Only the lines from the line containing "Write the TikZ code for this diagram." to the line containing "(inputs) -- (brk-mid);", with both of those lines, are to be repeated exactly. Leave the images out.

+===+

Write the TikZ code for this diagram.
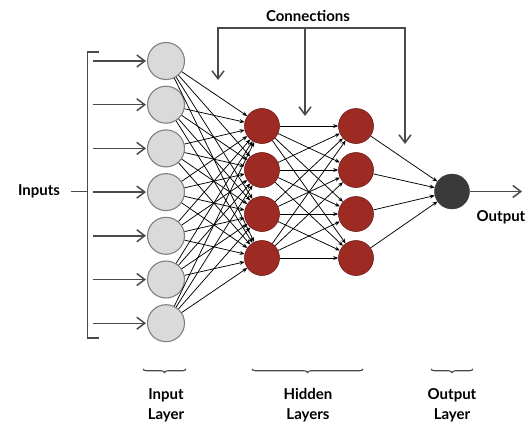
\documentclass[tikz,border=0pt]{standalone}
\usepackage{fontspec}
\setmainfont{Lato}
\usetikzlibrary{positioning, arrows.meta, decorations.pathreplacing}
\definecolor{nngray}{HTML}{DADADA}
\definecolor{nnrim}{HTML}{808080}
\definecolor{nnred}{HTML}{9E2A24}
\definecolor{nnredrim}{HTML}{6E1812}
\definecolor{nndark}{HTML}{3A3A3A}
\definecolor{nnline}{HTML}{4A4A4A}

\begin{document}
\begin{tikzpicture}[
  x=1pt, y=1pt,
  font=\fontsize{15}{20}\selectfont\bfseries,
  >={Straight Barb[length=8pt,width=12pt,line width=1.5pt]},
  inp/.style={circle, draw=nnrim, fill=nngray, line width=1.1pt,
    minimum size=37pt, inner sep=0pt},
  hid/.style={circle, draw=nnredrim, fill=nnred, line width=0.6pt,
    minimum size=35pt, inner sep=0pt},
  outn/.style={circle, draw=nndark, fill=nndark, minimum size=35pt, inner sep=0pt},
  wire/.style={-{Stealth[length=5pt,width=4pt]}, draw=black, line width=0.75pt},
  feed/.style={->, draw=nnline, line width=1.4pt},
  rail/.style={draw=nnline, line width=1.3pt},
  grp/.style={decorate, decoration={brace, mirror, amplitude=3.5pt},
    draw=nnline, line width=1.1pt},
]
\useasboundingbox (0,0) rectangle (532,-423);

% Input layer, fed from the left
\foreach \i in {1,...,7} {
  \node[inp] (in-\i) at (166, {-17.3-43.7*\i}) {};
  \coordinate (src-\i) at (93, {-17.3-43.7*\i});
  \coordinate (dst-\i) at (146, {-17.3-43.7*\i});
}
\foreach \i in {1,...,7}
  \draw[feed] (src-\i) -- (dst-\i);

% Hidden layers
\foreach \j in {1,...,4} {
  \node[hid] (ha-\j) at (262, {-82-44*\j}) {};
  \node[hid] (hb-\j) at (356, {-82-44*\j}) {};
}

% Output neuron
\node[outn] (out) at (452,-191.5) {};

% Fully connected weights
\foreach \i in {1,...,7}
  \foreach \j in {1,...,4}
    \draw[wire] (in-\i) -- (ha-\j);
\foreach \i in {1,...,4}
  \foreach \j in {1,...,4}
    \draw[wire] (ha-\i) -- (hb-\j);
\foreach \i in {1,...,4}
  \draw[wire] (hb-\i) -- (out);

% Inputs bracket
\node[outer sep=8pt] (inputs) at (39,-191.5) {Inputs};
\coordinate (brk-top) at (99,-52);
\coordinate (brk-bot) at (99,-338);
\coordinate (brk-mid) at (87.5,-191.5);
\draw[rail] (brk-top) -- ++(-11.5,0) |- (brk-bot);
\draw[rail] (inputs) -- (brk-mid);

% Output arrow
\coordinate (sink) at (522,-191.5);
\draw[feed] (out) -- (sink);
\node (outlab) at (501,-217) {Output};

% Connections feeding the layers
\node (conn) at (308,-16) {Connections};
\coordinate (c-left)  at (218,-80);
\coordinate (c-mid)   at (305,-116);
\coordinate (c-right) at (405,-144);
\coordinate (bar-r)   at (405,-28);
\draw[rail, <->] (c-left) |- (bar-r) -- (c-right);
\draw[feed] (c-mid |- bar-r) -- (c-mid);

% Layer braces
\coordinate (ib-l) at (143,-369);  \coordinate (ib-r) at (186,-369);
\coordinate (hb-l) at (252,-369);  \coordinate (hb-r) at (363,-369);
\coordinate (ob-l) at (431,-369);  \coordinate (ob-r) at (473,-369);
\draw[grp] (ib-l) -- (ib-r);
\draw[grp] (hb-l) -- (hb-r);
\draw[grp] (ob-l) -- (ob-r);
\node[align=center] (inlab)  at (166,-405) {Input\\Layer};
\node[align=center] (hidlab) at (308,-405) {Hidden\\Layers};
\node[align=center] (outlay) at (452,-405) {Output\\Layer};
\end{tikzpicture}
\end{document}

+===+

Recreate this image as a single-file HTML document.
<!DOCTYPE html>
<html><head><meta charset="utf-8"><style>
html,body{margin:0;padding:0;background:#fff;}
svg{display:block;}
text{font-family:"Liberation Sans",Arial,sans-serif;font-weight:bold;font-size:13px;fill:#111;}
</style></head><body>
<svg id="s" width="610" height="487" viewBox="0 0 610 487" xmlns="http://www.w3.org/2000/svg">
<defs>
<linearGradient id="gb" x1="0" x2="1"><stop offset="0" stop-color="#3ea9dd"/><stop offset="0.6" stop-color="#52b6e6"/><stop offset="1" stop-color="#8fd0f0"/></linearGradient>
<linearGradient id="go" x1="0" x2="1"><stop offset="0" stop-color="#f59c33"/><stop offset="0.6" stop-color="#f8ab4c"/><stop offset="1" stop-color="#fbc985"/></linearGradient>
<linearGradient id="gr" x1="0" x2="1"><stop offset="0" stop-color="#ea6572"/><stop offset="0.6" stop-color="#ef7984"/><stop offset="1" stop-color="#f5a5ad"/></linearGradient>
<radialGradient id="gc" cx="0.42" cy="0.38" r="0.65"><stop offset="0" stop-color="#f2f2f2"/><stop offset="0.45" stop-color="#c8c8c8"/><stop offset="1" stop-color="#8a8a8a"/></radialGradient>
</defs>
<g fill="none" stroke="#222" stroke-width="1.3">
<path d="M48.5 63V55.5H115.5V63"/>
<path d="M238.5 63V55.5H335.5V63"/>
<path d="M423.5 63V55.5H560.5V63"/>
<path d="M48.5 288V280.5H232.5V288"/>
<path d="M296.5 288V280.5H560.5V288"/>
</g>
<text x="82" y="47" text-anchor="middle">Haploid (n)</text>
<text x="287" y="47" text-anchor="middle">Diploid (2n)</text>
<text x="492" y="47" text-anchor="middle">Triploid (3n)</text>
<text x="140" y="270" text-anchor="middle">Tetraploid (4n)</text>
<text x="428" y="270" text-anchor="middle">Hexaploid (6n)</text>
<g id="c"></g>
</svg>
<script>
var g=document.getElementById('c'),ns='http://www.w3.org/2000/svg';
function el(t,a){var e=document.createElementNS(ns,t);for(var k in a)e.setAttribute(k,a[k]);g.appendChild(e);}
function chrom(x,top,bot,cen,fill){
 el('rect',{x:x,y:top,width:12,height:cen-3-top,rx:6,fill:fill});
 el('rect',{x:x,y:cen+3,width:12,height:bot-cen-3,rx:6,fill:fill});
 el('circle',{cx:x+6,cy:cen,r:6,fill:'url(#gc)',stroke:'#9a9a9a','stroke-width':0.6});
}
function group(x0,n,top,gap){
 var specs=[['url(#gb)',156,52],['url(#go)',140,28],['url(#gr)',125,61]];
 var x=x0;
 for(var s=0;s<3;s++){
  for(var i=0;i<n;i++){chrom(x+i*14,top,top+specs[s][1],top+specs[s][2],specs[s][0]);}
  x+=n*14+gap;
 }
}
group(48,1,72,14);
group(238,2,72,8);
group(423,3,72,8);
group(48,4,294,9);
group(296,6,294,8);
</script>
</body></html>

+===+

** Answer to the problem **
Write the TikZ code for this diagram.
\documentclass[tikz,border=0pt]{standalone}
\usepackage{fontspec}
\setmainfont{Lato}
\usetikzlibrary{positioning, arrows.meta, decorations.pathreplacing}
\definecolor{nngray}{HTML}{DADADA}
\definecolor{nnrim}{HTML}{808080}
\definecolor{nnred}{HTML}{9E2A24}
\definecolor{nnredrim}{HTML}{6E1812}
\definecolor{nndark}{HTML}{3A3A3A}
\definecolor{nnline}{HTML}{4A4A4A}

\begin{document}
\begin{tikzpicture}[
  x=1pt, y=1pt,
  font=\fontsize{15}{20}\selectfont\bfseries,
  >={Straight Barb[length=8pt,width=12pt,line width=1.5pt]},
  inp/.style={circle, draw=nnrim, fill=nngray, line width=1.1pt,
    minimum size=37pt, inner sep=0pt},
  hid/.style={circle, draw=nnredrim, fill=nnred, line width=0.6pt,
    minimum size=35pt, inner sep=0pt},
  outn/.style={circle, draw=nndark, fill=nndark, minimum size=35pt, inner sep=0pt},
  wire/.style={-{Stealth[length=5pt,width=4pt]}, draw=black, line width=0.75pt},
  feed/.style={->, draw=nnline, line width=1.4pt},
  rail/.style={draw=nnline, line width=1.3pt},
  grp/.style={decorate, decoration={brace, mirror, amplitude=3.5pt},
    draw=nnline, line width=1.1pt},
]
\useasboundingbox (0,0) rectangle (532,-423);

% Input layer, fed from the left
\foreach \i in {1,...,7} {
  \node[inp] (in-\i) at (166, {-17.3-43.7*\i}) {};
  \coordinate (src-\i) at (93, {-17.3-43.7*\i});
  \coordinate (dst-\i) at (146, {-17.3-43.7*\i});
}
\foreach \i in {1,...,7}
  \draw[feed] (src-\i) -- (dst-\i);

% Hidden layers
\foreach \j in {1,...,4} {
  \node[hid] (ha-\j) at (262, {-82-44*\j}) {};
  \node[hid] (hb-\j) at (356, {-82-44*\j}) {};
}

% Output neuron
\node[outn] (out) at (452,-191.5) {};

% Fully connected weights
\foreach \i in {1,...,7}
  \foreach \j in {1,...,4}
    \draw[wire] (in-\i) -- (ha-\j);
\foreach \i in {1,...,4}
  \foreach \j in {1,...,4}
    \draw[wire] (ha-\i) -- (hb-\j);
\foreach \i in {1,...,4}
  \draw[wire] (hb-\i) -- (out);

% Inputs bracket
\node[outer sep=8pt] (inputs) at (39,-191.5) {Inputs};
\coordinate (brk-top) at (99,-52);
\coordinate (brk-bot) at (99,-338);
\coordinate (brk-mid) at (87.5,-191.5);
\draw[rail] (brk-top) -- ++(-11.5,0) |- (brk-bot);
\draw[rail] (inputs) -- (brk-mid);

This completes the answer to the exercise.